Extract each line holding the word "this" from the entries.
════════════════
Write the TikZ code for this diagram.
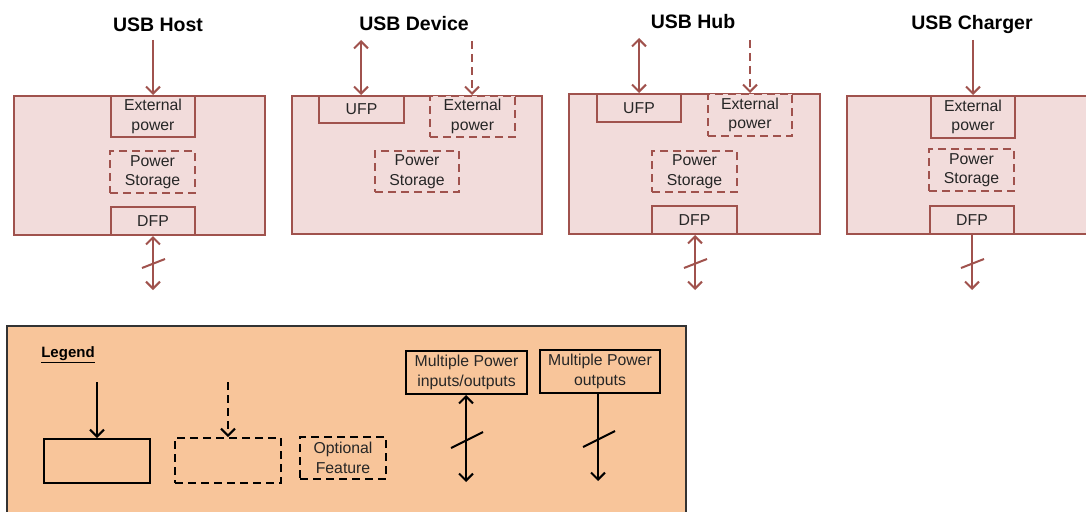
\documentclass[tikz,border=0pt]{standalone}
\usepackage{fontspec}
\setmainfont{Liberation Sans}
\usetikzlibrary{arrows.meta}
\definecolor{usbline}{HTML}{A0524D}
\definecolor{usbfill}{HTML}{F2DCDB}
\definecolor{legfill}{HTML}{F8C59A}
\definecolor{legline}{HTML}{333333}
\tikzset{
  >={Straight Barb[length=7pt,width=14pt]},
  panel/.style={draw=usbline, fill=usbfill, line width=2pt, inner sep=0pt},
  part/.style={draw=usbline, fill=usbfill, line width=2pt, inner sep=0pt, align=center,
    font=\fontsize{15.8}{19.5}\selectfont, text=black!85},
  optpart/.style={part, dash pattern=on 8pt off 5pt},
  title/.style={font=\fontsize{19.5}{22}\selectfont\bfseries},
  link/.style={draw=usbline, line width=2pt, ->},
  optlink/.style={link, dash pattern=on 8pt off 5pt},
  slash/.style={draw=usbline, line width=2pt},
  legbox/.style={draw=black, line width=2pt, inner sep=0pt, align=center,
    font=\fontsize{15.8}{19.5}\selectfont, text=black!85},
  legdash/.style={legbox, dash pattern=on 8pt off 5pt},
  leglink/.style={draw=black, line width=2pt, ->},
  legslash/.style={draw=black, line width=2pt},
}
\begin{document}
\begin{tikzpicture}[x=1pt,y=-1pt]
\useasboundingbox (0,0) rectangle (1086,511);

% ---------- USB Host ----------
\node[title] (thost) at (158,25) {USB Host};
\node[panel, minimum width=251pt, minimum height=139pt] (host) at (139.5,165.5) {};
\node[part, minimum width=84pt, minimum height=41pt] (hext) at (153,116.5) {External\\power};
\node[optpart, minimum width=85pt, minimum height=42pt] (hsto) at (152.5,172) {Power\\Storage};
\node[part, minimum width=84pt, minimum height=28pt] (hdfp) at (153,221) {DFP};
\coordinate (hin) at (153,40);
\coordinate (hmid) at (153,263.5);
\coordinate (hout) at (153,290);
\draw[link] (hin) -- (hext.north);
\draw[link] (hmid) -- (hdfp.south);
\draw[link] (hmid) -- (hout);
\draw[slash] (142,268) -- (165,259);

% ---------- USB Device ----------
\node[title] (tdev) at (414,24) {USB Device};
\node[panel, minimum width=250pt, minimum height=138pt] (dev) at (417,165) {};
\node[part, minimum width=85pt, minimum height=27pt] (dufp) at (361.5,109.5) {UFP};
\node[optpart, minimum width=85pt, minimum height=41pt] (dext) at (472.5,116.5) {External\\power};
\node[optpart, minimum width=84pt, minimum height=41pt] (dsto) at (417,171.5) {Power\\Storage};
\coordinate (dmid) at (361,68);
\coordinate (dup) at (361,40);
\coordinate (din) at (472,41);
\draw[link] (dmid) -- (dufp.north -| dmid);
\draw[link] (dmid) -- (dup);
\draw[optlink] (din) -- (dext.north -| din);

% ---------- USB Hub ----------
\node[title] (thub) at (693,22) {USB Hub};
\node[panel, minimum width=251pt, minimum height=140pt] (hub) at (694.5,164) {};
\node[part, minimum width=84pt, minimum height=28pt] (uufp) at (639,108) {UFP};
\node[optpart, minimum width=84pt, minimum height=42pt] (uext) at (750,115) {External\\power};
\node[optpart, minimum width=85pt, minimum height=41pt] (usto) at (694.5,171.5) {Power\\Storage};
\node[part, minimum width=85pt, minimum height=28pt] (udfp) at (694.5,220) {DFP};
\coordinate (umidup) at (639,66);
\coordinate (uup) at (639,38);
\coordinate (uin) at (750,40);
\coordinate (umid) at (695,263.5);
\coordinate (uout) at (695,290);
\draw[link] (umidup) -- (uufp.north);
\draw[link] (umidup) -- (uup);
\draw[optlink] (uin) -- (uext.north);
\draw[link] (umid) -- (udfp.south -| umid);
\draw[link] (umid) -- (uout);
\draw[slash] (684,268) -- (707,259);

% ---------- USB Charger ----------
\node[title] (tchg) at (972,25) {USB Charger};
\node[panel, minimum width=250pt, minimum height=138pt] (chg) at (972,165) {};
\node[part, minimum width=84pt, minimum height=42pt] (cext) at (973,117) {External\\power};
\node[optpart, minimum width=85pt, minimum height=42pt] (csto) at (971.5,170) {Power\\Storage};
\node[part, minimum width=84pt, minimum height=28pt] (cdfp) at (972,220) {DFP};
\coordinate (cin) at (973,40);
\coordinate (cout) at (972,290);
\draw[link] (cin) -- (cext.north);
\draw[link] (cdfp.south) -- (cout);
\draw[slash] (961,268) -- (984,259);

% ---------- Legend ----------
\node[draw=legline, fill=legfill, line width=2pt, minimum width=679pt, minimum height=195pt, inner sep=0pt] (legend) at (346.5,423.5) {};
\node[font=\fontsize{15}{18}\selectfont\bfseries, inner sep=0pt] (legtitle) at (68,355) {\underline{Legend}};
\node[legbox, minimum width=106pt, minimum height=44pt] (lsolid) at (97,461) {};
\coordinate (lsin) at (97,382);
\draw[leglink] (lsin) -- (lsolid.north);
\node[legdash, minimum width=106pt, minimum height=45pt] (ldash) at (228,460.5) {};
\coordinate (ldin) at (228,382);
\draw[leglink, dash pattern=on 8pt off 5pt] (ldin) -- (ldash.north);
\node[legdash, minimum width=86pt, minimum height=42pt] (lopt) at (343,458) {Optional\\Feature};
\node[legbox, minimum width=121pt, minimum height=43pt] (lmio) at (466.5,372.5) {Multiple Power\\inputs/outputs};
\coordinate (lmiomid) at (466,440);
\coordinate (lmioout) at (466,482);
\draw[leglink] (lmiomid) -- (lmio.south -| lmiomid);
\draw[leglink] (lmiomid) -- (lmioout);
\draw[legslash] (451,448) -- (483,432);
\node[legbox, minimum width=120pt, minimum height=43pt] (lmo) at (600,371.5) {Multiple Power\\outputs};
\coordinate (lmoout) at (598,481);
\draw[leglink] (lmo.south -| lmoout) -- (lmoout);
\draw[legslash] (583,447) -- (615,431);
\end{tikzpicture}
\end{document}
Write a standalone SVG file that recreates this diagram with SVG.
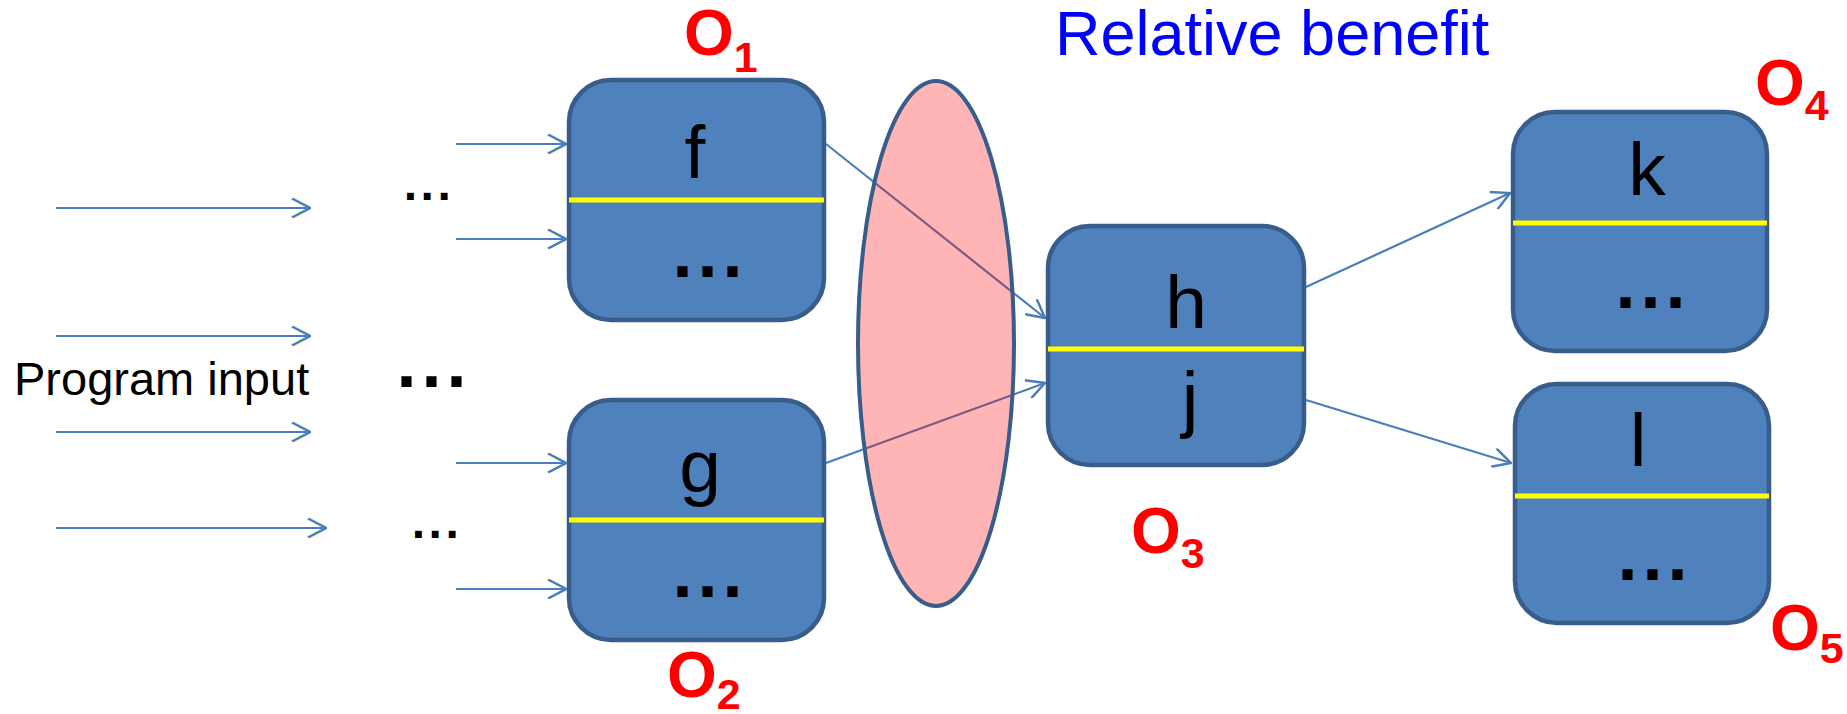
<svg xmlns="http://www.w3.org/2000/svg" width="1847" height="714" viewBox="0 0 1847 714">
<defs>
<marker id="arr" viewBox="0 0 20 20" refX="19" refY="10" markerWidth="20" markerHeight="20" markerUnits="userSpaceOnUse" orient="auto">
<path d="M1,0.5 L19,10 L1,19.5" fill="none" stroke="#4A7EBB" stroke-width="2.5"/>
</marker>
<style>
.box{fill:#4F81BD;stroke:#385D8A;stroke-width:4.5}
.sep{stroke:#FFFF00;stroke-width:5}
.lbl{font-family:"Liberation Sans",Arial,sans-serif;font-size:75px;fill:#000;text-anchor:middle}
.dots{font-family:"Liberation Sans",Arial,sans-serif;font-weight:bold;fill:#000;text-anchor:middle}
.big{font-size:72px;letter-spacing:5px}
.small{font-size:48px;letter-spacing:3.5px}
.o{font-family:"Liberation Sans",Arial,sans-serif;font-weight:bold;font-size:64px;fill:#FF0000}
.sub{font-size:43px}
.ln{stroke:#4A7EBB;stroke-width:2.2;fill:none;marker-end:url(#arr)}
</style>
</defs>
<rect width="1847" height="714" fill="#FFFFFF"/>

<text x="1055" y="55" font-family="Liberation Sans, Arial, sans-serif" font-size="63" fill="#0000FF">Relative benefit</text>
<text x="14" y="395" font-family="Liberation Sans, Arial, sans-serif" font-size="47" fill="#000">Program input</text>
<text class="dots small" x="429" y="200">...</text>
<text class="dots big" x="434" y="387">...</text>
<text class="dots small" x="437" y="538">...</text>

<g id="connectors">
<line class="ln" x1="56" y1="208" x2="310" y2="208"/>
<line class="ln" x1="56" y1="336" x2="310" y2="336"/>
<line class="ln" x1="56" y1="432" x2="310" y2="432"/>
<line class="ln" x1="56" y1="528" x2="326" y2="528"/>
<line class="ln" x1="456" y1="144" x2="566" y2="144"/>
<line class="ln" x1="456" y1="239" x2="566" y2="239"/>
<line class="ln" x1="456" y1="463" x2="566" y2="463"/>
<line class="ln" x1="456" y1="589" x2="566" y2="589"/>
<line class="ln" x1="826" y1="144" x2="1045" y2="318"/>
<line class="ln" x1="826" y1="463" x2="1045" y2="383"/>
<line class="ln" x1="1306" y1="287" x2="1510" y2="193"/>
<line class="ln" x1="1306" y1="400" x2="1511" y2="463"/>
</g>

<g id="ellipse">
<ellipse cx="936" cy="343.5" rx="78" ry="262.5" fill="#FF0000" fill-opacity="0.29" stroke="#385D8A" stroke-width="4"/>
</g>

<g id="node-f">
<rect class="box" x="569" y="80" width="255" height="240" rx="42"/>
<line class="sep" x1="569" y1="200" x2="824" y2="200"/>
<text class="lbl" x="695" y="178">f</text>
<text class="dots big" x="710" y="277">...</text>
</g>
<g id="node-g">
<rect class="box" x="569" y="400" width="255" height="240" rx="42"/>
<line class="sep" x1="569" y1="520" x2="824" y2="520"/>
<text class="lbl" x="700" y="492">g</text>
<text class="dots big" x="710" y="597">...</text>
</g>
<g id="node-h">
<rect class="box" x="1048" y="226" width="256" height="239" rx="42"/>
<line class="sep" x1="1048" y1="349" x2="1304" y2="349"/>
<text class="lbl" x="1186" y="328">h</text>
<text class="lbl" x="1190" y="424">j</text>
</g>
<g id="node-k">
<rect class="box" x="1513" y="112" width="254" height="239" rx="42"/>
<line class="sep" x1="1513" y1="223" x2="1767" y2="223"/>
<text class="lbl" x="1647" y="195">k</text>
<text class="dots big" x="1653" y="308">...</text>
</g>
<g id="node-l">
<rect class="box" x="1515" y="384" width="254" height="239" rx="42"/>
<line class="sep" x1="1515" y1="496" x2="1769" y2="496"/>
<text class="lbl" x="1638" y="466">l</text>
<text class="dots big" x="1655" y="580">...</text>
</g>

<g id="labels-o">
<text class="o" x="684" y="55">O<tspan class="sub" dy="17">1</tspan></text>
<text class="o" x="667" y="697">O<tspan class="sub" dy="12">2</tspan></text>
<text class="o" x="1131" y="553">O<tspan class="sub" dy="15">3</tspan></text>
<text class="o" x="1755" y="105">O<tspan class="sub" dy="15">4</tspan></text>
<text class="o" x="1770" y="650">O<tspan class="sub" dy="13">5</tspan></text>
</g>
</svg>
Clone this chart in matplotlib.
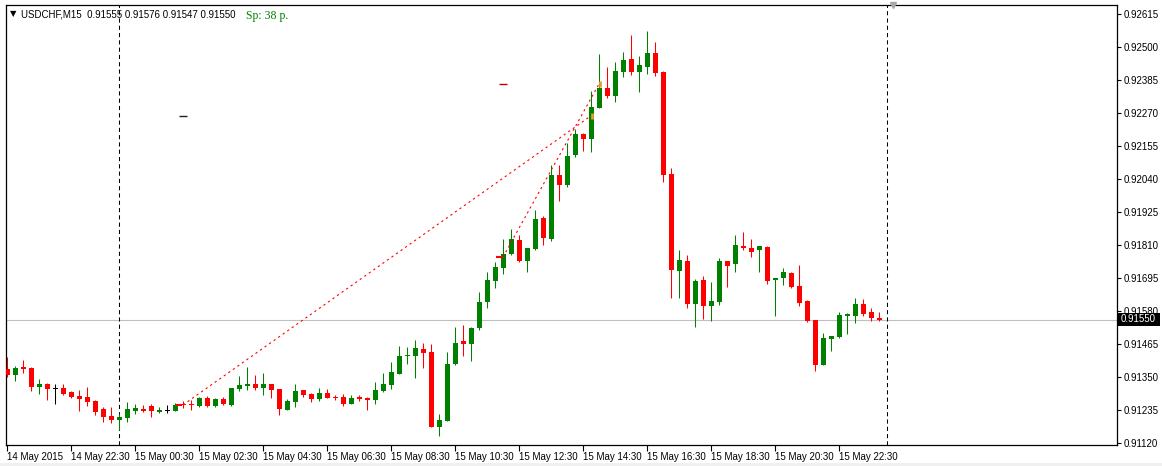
════════════════
FULL ANSWER:
Write the TikZ code for this diagram.
Write a standalone SVG file that recreates this diagram with SVG.
Clone this chart in matplotlib.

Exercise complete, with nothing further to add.